[Plotting code records]

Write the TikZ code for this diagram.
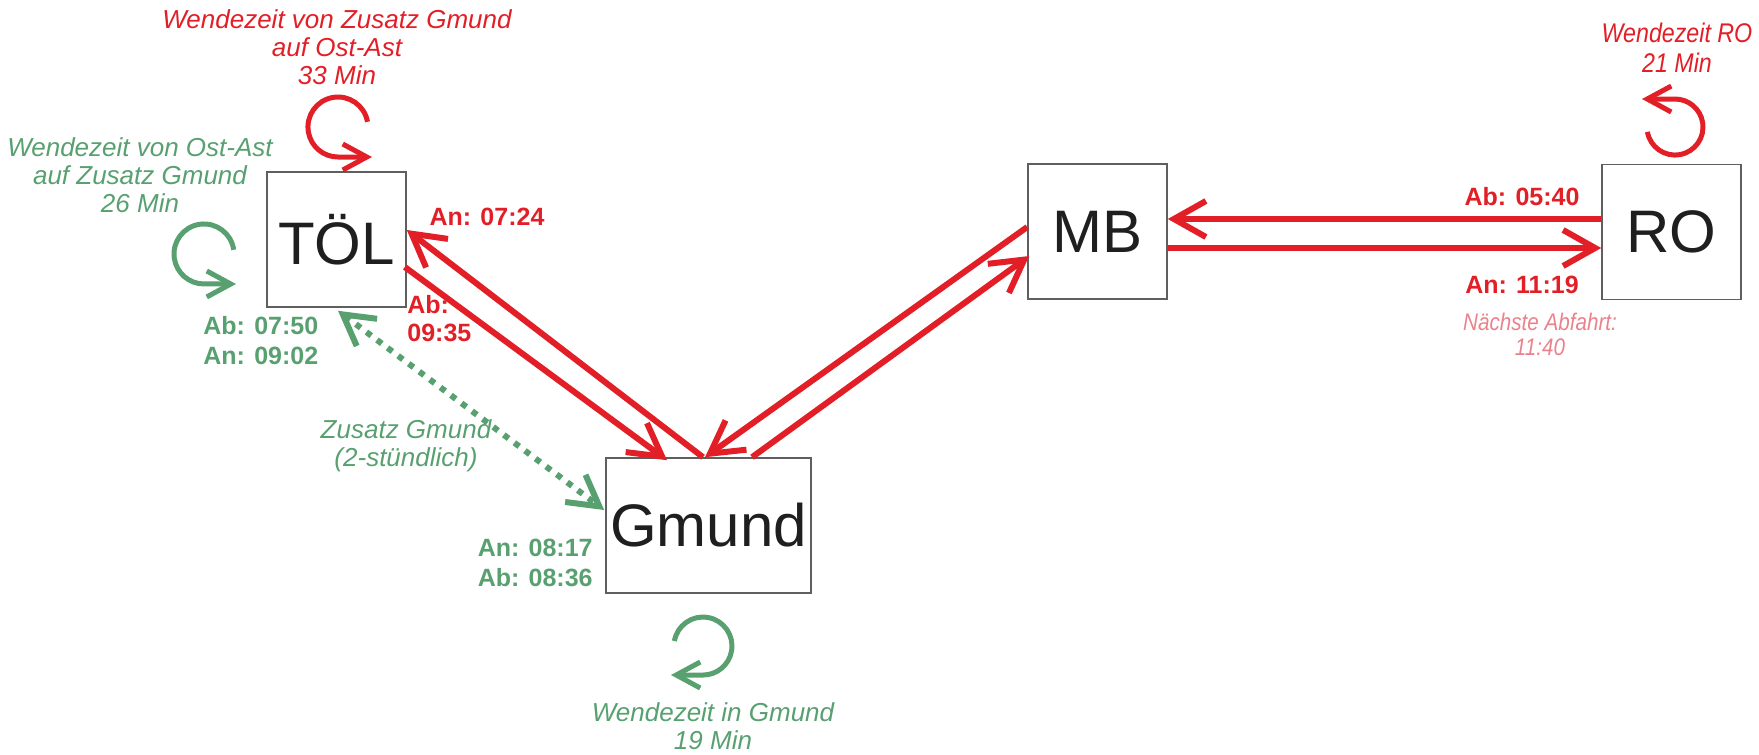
\documentclass[tikz,border=0pt]{standalone}
\usepackage{fontspec}
\setmainfont{Liberation Sans}
\newfontfamily\narrowfont[FakeStretch=0.86]{Liberation Sans}
\usetikzlibrary{arrows.meta,calc}
\definecolor{rred}{RGB}{226,30,38}
\definecolor{ggreen}{RGB}{88,160,112}
\definecolor{ppink}{RGB}{234,130,140}
\definecolor{boxgray}{RGB}{95,95,95}
\begin{document}
\begin{tikzpicture}[x=0.5pt,y=0.5pt,
  station/.style={draw=boxgray,line width=0.8pt,fill=white,inner sep=0pt,
    minimum width=69.5pt,minimum height=67.5pt,
    font=\fontsize{30}{36}\selectfont,text=black!88},
  bigarrow/.style={draw=rred,line width=3pt,-{Straight Barb[length=16pt,width=18pt]}},
  looparrow/.style={line width=2.5pt,-{Straight Barb[length=12pt,width=13pt]}},
  zusatz/.style={draw=ggreen,line width=3pt,dash pattern=on 3pt off 3.6pt,
    {Straight Barb[length=15pt,width=17pt]}-{Straight Barb[length=15pt,width=17pt]}},
  timered/.style={text=rred,inner sep=0pt,font=\fontsize{12.5}{14}\selectfont\bfseries},
  timegreen/.style={text=ggreen,inner sep=0pt,font=\fontsize{12.5}{15}\selectfont\bfseries},
  notered/.style={text=rred,inner sep=0pt,align=center,font=\fontsize{13}{14}\selectfont\itshape},
  notegreen/.style={text=ggreen,inner sep=0pt,align=center,font=\fontsize{13}{14}\selectfont\itshape},
  notenarrow/.style={inner sep=0pt,align=center,font=\narrowfont\itshape}
]
\useasboundingbox (0,0) rectangle (1759,-754);

% stations
\node[station] (tol) at (336.5,-239.5) {TÖL};
\node[station,minimum width=102.5pt] (gmund) at (708.5,-525.5) {Gmund};
\node[station] (mb) at (1097.5,-231.5) {MB};
\node[station] (ro) at (1671.5,-232) {RO};

% red connectors
\draw[bigarrow] ($(gmund.north)+(-5.5,0)$) -- ($(tol.east)+(0,9.5)$);
\draw[bigarrow] ($(tol.east)+(-2,-27.5)$) -- ($(gmund.north)+(-41.5,-3)$);
\draw[bigarrow] ($(mb.west)+(0,4.5)$) -- ($(gmund.north)+(-3.5,0)$);
\draw[bigarrow] ($(gmund.north)+(43.5,0)$) -- ($(mb.west)+(2,-24.5)$);
\draw[bigarrow] ($(ro.west)+(0,13)$) -- ($(mb.east)+(0,12.5)$);
\draw[bigarrow] ($(mb.east)+(0,-16.5)$) -- ($(ro.west)+(0,-16)$);

% green dotted connector
\draw[zusatz] ($(tol.south)+(1.5,-3)$) -- ($(gmund.west)+(-1,15.5)$);

% turnaround loops
\draw[looparrow,rred] (367.5,-121.8) arc[start angle=10,end angle=270,radius=30] -- (372,-157);
\draw[looparrow,ggreen] (233.7,-249.8) arc[start angle=8,end angle=270,radius=30] -- (236,-284);
\draw[looparrow,ggreen] (674.4,-641) arc[start angle=170,end angle=-90,radius=29] -- (671,-675);
\draw[looparrow,rred] (1647.4,-131.9) arc[start angle=190,end angle=450,radius=28] -- (1642,-99);

% loop notes
\node[notered] (n1) at (337,-47.5) {Wendezeit von Zusatz Gmund\\auf Ost-Ast\\33 Min};
\node[notegreen] (n2) at (140,-175) {Wendezeit von Ost-Ast\\auf Zusatz Gmund\\26 Min};
\node[notegreen] (n3) at (713,-726) {Wendezeit in Gmund\\19 Min};
\node[notenarrow,text=rred,font=\fontsize{13.5}{15}\selectfont\narrowfont\itshape] (n4) at (1677,-48) {Wendezeit RO\\21 Min};
\node[notegreen] (n5) at (406,-446) {Zusatz Gmund\\(2-stündlich)};
\node[notenarrow,text=ppink,font=\fontsize{12}{12.5}\selectfont\narrowfont\itshape] (n6) at (1540,-334) {Nächste Abfahrt:\\11:40};

% times
\node[timered] (t1) at (487,-217) {An: 07:24};
\node[timered,anchor=west,align=left] (t2) at (407,-319) {Ab:\\09:35};
\node[timegreen,anchor=west,align=left] (t3) at (203,-341) {Ab: 07:50\\An: 09:02};
\node[timegreen,anchor=east,align=right] (t4) at (593,-563) {An: 08:17\\Ab: 08:36};
\node[timered] (t5) at (1522,-197) {Ab: 05:40};
\node[timered] (t6) at (1522,-285) {An: 11:19};
\end{tikzpicture}
\end{document}
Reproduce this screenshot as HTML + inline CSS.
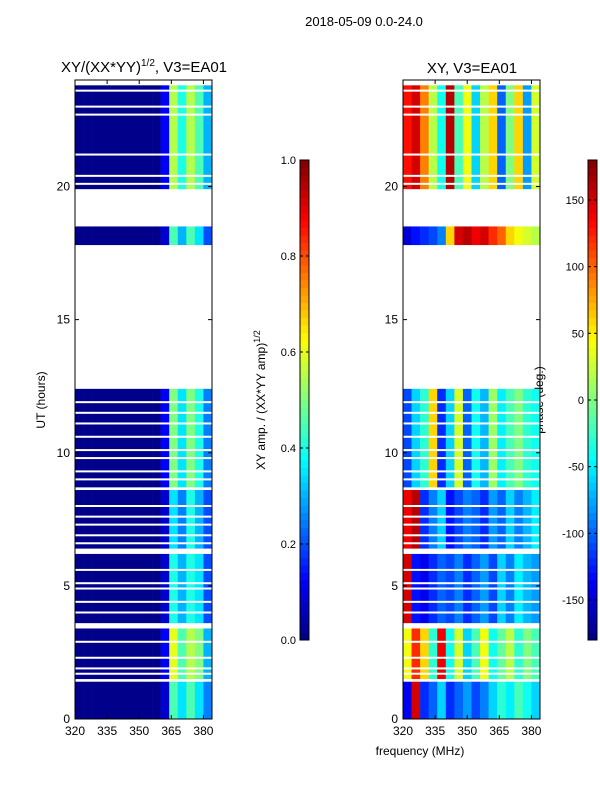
<!DOCTYPE html>
<html><head><meta charset="utf-8"><style>
body{margin:0;background:#fff;font-family:"Liberation Sans","DejaVu Sans",sans-serif}
svg text{font-family:"Liberation Sans","DejaVu Sans",sans-serif;fill:#000}
</style></head><body>
<svg id="fig" width="600" height="800" viewBox="0 0 600 800" xmlns="http://www.w3.org/2000/svg">
<text x="364" y="26" font-size="13" text-anchor="middle">2018-05-09 0.0-24.0</text>
<text x="144" y="72" font-size="15" text-anchor="middle">XY/(XX*YY)<tspan font-size="10" dy="-6">1/2</tspan><tspan dy="6">, V3=EA01</tspan></text>
<text x="472" y="73" font-size="15" text-anchor="middle">XY, V3=EA01</text>
<text x="420" y="755" font-size="12" text-anchor="middle">frequency (MHz)</text>
<text transform="translate(45,400) rotate(-90)" font-size="12" text-anchor="middle">UT (hours)</text>
<text transform="translate(265,400) rotate(-90)" font-size="12" text-anchor="middle">XY amp. / (XX*YY amp)<tspan font-size="9" dy="-5">1/2</tspan></text>
<text transform="translate(543,400) rotate(-90)" font-size="12" text-anchor="middle">phase (deg.)</text>
<g id="g"></g>
</svg>
<script>
// ---- data ----
const freqBins=[320,324,328,332,336,340,344,348,352,356,360,364,368,372,376,380,384];
const segStart=[0.0,1.5,3.6,6.4,8.7,17.8,19.9];
const segEnd=[1.4,3.4,6.2,8.6,12.4,18.5,23.8];
const gapLines=[1.7,1.9,2.3,2.9,4.0,4.4,4.9,5.1,5.6,6.6,6.9,7.3,7.6,8.0,9.0,9.3,9.8,10.1,10.6,11.1,11.5,11.9,20.1,20.4,21.2,22.7,23.0,23.6];
const ampVals=[
[.01,.01,.01,.01,.01,.01,.01,.01,.01,.01,.08,.45,.35,.45,.35,.25],
[.01,.01,.01,.01,.01,.01,.01,.01,.01,.01,.12,.6,.45,.55,.5,.3],
[.01,.01,.01,.01,.01,.01,.01,.01,.01,.01,.08,.4,.3,.4,.35,.2],
[.01,.01,.01,.01,.01,.01,.01,.01,.01,.01,.08,.35,.25,.4,.3,.2],
[.01,.01,.01,.01,.01,.01,.01,.01,.01,.01,.12,.5,.35,.5,.4,.25],
[.01,.01,.01,.01,.01,.01,.01,.01,.01,.01,.08,.45,.3,.45,.35,.2],
[.01,.01,.01,.01,.01,.01,.01,.01,.01,.01,.12,.55,.4,.55,.45,.3]];
const phaseVals=[
[-140,150,-120,-100,-60,-120,-100,-80,-110,-90,-60,-30,-50,-20,-40,-60],
[40,120,60,-30,140,-40,30,-60,-20,40,-40,-10,20,-30,0,-20],
[150,-130,-140,-120,-100,-110,-90,-120,-100,-80,-110,-60,-90,-50,-70,-80],
[140,160,-120,-90,-60,-130,-110,-90,-100,-120,-80,-100,-60,-90,-70,-50],
[-110,-60,-30,60,-120,-60,30,-100,-40,-70,10,-50,-20,0,-30,-40],
[-150,-130,-120,-110,-90,60,150,160,140,150,120,100,60,40,30,20],
[130,150,90,20,-40,160,-20,40,-60,20,60,-100,0,60,-80,30]];
const ampTicks=[0,0.2,0.4,0.6,0.8,1.0];
const phaseTicks=[-150,-100,-50,0,50,100,150];
const yTicks=[0,5,10,15,20];
const xTicks=[320,335,350,365,380];
// ---- helpers ----
const NS="http://www.w3.org/2000/svg",G=document.getElementById('g');
function mk(t,a,p){const e=document.createElementNS(NS,t);for(const k in a)e.setAttribute(k,a[k]);(p||G).appendChild(e);return e;}
function jet(v){v=Math.max(0,Math.min(1,v));const r=Math.min(1,Math.max(0,1.5-Math.abs(4*v-3))),g=Math.min(1,Math.max(0,1.5-Math.abs(4*v-2))),b=Math.min(1,Math.max(0,1.5-Math.abs(4*v-1)));return `rgb(${Math.round(r*255)},${Math.round(g*255)},${Math.round(b*255)})`;}
const Y0=719,Y1=80;
function ys(h){return Y0-(h/24)*(Y0-Y1);}
function panel(x0,x1,name,vals,norm){
 const xs=f=>x0+(f-320)/(384-320)*(x1-x0);
 const grp=mk('g',{});
 
 
 segStart.forEach((s,i)=>{for(let j=0;j<freqBins.length-1;j++){
  const c=mk('rect',{x:xs(freqBins[j]),y:ys(segEnd[i]),width:xs(freqBins[j+1])-xs(freqBins[j])+0.3,height:ys(segStart[i])-ys(segEnd[i]),fill:jet(norm(vals[i][j]))},grp);
  
  }});
 gapLines.forEach(h=>{const l=mk('rect',{x:x0,y:ys(h)-1,width:x1-x0,height:2,fill:'#fff'},grp);
  
  });
 const fr=mk('rect',{x:x0,y:Y1,width:x1-x0,height:Y0-Y1,fill:'none',stroke:'#000','stroke-width':1});
 
 
 yTicks.forEach(t=>{const y=ys(t);mk('line',{x1:x0,x2:x0+4,y1:y,y2:y,stroke:'#000'});mk('line',{x1:x1,x2:x1-4,y1:y,y2:y,stroke:'#000'});
  const tx=mk('text',{x:x0-5,y:y+4,'font-size':12,'text-anchor':'end'});tx.textContent=t;
  
  });
 xTicks.forEach(t=>{const x=xs(t);mk('line',{x1:x,x2:x,y1:Y0,y2:Y0-4,stroke:'#000'});mk('line',{x1:x,x2:x,y1:Y1,y2:Y1+4,stroke:'#000'});
  const tx=mk('text',{x:x,y:Y0+16,'font-size':12,'text-anchor':'middle'});tx.textContent=t;
  
  });
}
panel(75,212,'amp',ampVals,v=>v);
panel(403,540,'phase',phaseVals,v=>(v+180)/360);
function cbar(x,name,ticks,lo,hi){
 const top=160,bot=640,n=64;
 for(let i=0;i<n;i++){const r=mk('rect',{x:x,y:bot-(i+1)*(bot-top)/n,width:9,height:(bot-top)/n+0.5,fill:jet((i+0.5)/n)});
  
  }
 const f=mk('rect',{x:x,y:top,width:9,height:bot-top,fill:'none',stroke:'#000'});
 
 
 ticks.forEach(t=>{const y=bot-(t-lo)/(hi-lo)*(bot-top);mk('line',{x1:x,x2:x+3,y1:y,y2:y,stroke:'#000'});mk('line',{x1:x+9,x2:x+6,y1:y,y2:y,stroke:'#000'});
  const tx=mk('text',{x:x-4,y:y+4,'font-size':11,'text-anchor':'end'});tx.textContent=(name==='amp'?t.toFixed(1):t);
  
  });
}
cbar(300,'amp',ampTicks,0,1);
cbar(588,'phase',phaseTicks,-180,180);
</script>
</body></html>
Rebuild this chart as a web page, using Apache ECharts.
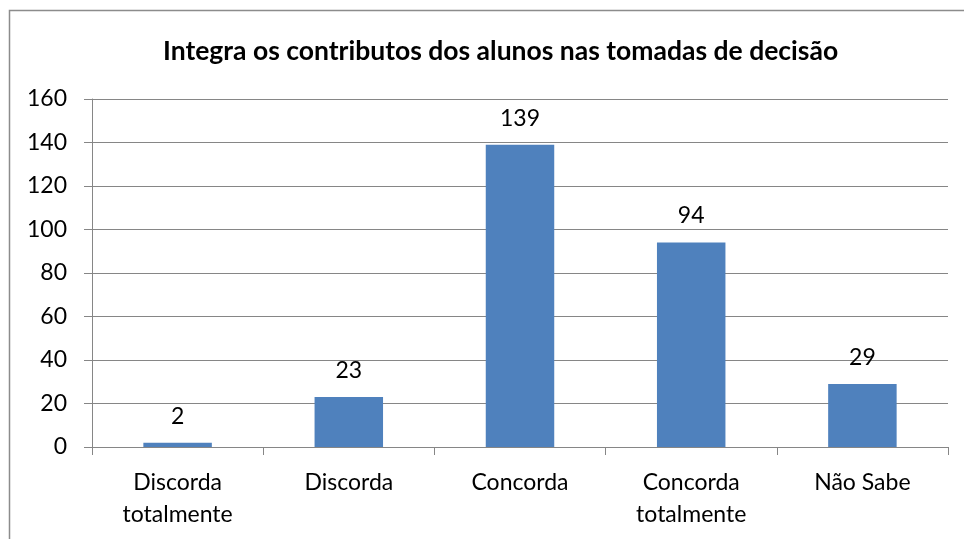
<!DOCTYPE html>
<html>
<head>
<meta charset="UTF-8">
<title>Integra os contributos dos alunos nas tomadas de decisão</title>
<script type="text/javascript" src="https://cdn.jsdelivr.net/npm/echarts@6/dist/echarts.min.js"></script>
<style>
html,body{margin:0;padding:0;background:#fff;}
</style>
</head>
<body>
<div id="main" style="width:964px;height:539px;"></div>

<script type="text/javascript">
// dados do gráfico
var categorias = ['Discorda\ntotalmente', 'Discorda', 'Concorda', 'Concorda\ntotalmente', 'Não Sabe'];
var respostas = [2, 23, 139, 94, 29];
var yTicks = [0, 20, 40, 60, 80, 100, 120, 140, 160];

var mychart = echarts.init(document.getElementById('main'));
var fonte = 'Lato';
var cinza = '#868686';

var option = {
    animation: false,
    // moldura do gráfico
    graphic: [{
        type: 'rect',
        shape: { x: 9.5, y: 10.5, width: 1000, height: 600 },
        style: { fill: 'none', stroke: '#8c8c8c', lineWidth: 1.5 },
        silent: true
    }],
    title: {
        text: 'Integra os contributos dos alunos nas tomadas de decisão',
        left: 158,
        top: 33,
        textStyle: { fontFamily: fonte, fontSize: 26.5, fontWeight: 'bold', color: '#000' }
    },
    grid: { left: 92, right: 16, top: 99, bottom: 92 },
    xAxis: {
        type: 'category',
        data: categorias,
        axisLine: { lineStyle: { color: cinza, width: 1 } },
        axisTick: { show: true, length: 8, lineStyle: { color: cinza } },
        axisLabel: {
            fontFamily: fonte, fontSize: 23, color: '#000',
            margin: 20, lineHeight: 32, interval: 0
        }
    },
    yAxis: {
        type: 'value',
        min: yTicks[0],
        max: yTicks[yTicks.length - 1],
        interval: 20,
        axisLine: { show: true, lineStyle: { color: cinza, width: 1 } },
        axisTick: { show: true, length: 8, lineStyle: { color: cinza } },
        splitLine: { lineStyle: { color: cinza, width: 1 } },
        axisLabel: { fontFamily: fonte, fontSize: 23, color: '#000', margin: 25 }
    },
    series: [{
        name: 'Respostas',
        type: 'bar',
        data: respostas,
        barWidth: '40%',
        itemStyle: { color: '#4f81bd' },
        label: {
            show: true,
            position: 'top',
            distance: 15,
            fontFamily: fonte,
            fontSize: 23,
            color: '#000'
        }
    }]
};

mychart.setOption(option);
</script>
</body>
</html>
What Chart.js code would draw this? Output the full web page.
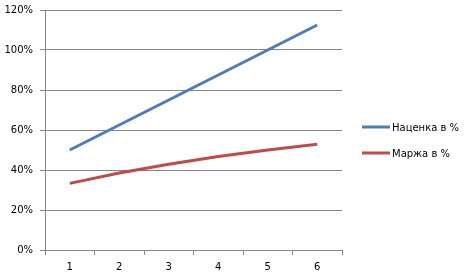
<!DOCTYPE html>
<html>
<head>
<meta charset="utf-8">
<script src="https://cdn.jsdelivr.net/npm/chart.js@4/dist/chart.umd.min.js"></script>
<style>
  html, body { margin: 0; padding: 0; background: #fff; }
  #wrap { width: 465px; height: 277px; }
</style>
</head>
<body>
<div id="wrap"><canvas id="grafica" width="465" height="277"></canvas></div>
<script>
// Datos del gráfico
const categorias = ["1", "2", "3", "4", "5", "6"];
const nacenka = [50, 62.5, 75, 87.5, 100, 112.5];   // Наценка в %
const marzha = [33.3, 38.5, 42.9, 46.7, 50, 52.9];  // Маржа в %
const etiquetas = ["Наценка в %", "Маржа в %"];
const colores = ["#4A7EBB", "#BE4B48"];

const fuente = "'DejaVu Sans', Verdana, sans-serif";
const gris = "#868686";

// Leyenda a la derecha, estilo Excel
const leyenda = {
    id: "leyenda",
    afterDraw(chart) {
        const ctx = chart.ctx;
        ctx.save();
        ctx.font = "10px " + fuente;
        ctx.textBaseline = "middle";
        chart.data.datasets.forEach(function (ds, i) {
            const y = 127 + i * 26;
            ctx.strokeStyle = ds.borderColor;
            ctx.lineWidth = 3;
            ctx.beginPath();
            ctx.moveTo(362, y);
            ctx.lineTo(390, y);
            ctx.stroke();
            ctx.fillStyle = "#000";
            ctx.fillText(ds.label, 392, y + 1);
        });
        ctx.restore();
    }
};

new Chart(document.getElementById("grafica"), {
    type: "line",
    data: {
        labels: categorias,
        datasets: [
            { label: etiquetas[0], data: nacenka, borderColor: colores[0], backgroundColor: colores[0] },
            { label: etiquetas[1], data: marzha, borderColor: colores[1], backgroundColor: colores[1] }
        ]
    },
    options: {
        responsive: false,
        animation: false,
        devicePixelRatio: 1,
        layout: { padding: { left: 0, right: 123, top: 10, bottom: 0 } },
        elements: {
            line: { borderWidth: 3, tension: 0 },
            point: { radius: 0 }
        },
        plugins: {
            legend: { display: false },
            tooltip: { enabled: false }
        },
        scales: {
            x: {
                offset: true,
                grid: { display: true, offset: true, drawOnChartArea: false, drawTicks: true, tickLength: 5, color: gris },
                border: { display: true, color: gris },
                ticks: { color: "#000", font: { family: fuente, size: 10 }, padding: 6, maxRotation: 0 },
                afterFit: function (s) { s.height = 27; s.paddingLeft = 0; s.paddingRight = 0; }
            },
            y: {
                min: 0,
                max: 120,
                ticks: {
                    stepSize: 20,
                    color: "#000",
                    font: { family: fuente, size: 10 },
                    padding: 7,
                    callback: function (v) { return v + "%"; }
                },
                grid: { color: gris, drawTicks: true, tickLength: 5 },
                border: { display: true, color: gris },
                afterFit: function (s) { s.width = 45; s.paddingTop = 0; s.paddingBottom = 0; }
            }
        }
    },
    plugins: [leyenda]
});
</script>
</body>
</html>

* Given exercise *
Only the lines between the one with "Rebuild this chart" and the one with "120, 140, 160];", those two included, get copied from the material above. Keep it exact and free of pictures.

* Full answer *
Rebuild this chart as a web page, using Apache ECharts.
<!DOCTYPE html>
<html>
<head>
<meta charset="UTF-8">
<title>Integra os contributos dos alunos nas tomadas de decisão</title>
<script type="text/javascript" src="https://cdn.jsdelivr.net/npm/echarts@6/dist/echarts.min.js"></script>
<style>
html,body{margin:0;padding:0;background:#fff;}
</style>
</head>
<body>
<div id="main" style="width:964px;height:539px;"></div>

<script type="text/javascript">
// dados do gráfico
var categorias = ['Discorda\ntotalmente', 'Discorda', 'Concorda', 'Concorda\ntotalmente', 'Não Sabe'];
var respostas = [2, 23, 139, 94, 29];
var yTicks = [0, 20, 40, 60, 80, 100, 120, 140, 160];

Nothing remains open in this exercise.